Johnnie Carson, the current U.S. ambassador to Kenya, said, "Terrorism can take a human life but cannot destroy the human spirit."
Twelve Americans were killed in the Aug. 7, 1998, bombing, which injured more than 5,000 persons. A bombing on the same day at the U.S. Embassy in Tanzania killed 11. Four men linked to Saudi terrorist Osama bin Laden have been convicted of the Kenya bombing in a federal court in New York. Bin Laden is one of 22 suspects indicted in the bombings.
Kenyan President Daniel arap Moi, who dedicated the monument, said the bombing proved "in a most crude and violent manner that peace is a fragile entity that should not be taken for granted."
In Washington, State Department spokesman Richard Boucher said, "The families of the victims have suffered tremendously. We'll not forget the sacrifice that their loved ones made, and we remain fully committed to bring the perpetrators to justice."

Japanese confidence
The Japanese ambassador insists that his country is clawing its way out of a deep economic crisis and regaining confidence under a new reform-minded prime minister.

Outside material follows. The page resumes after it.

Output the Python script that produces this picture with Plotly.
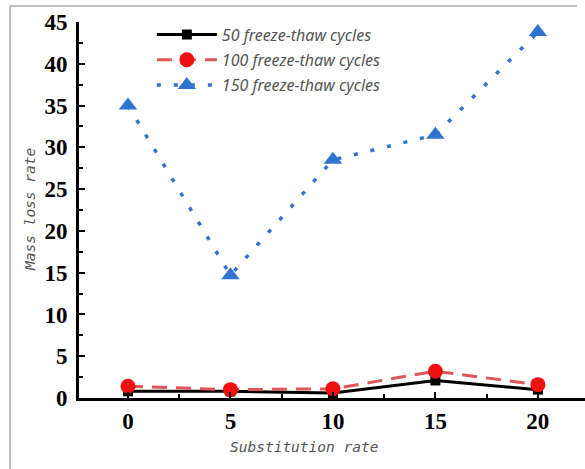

Ambassador Shunji Yanai said Prime Minister Junichiro Koizumi is revamping Japan's "listless economy and stagnant politics."
Mr. Yanai, himself, has become a victim of Mr. Koizumi's reforms. The prime minister held him responsible for past mismanagement in the foreign ministry and had him fired.
Mr. Yanai is spending his final days in the United States promoting Japan as a good investment for U.S. business.
"In spite of the fact that last week our stock market hit a 16-year low, what is happening in Japan is that the country is getting its confidence back," he told the National Governors Association on Monday.
He said Mr. Koizumi has "incredible popular support" even though he has promised tough economic reforms that "may well bring two or three years of hardship."
The prime minister has immediately addressed one of Japan's most serious economic problems by creating a "resolution and collection corporation" to try to collect an estimated $350 billion in bad bank loans, Mr. Yanai said.
"Because our economy has been so visibly weak, what many people haven't recognized is the change that is occurring beneath the surface," he said.
"I believe the greatest benefit of U.S. investment in Japan is not just economic. The greatest benefit is the contributions these investments make to Japan's structural reform and more liberalized thinking," Mr. Yanai added.
"U.S. investment is infusing Japan with new energy and a new outlook."

Ambassador separated
The Ugandan ambassador had been trying to divorce her husband long before he was arrested last week on check fraud charges in Massachusetts.
Ambassador Edith Ssempala told a Ugandan newspaper that the arrest of Patrick Ssempala should have no effect on her career because they had been separated since 1996, shortly after she became ambassador to the United States.
"Everybody in Kampala and Washington knows that we have not been together and my record is not questionable," she told the newspaper New Vision on a visit last week to the Ugandan capital.
"I'm to go on with my duties uninterrupted."
She said she has not been able to divorce her husband because of Uganda's strict laws.
Mr. Ssempala was arrested last week in Wellesley, Mass., and charged with check fraud, forgery and larceny. He is accused of altering a $125 check to make it appear to be worth $22,000.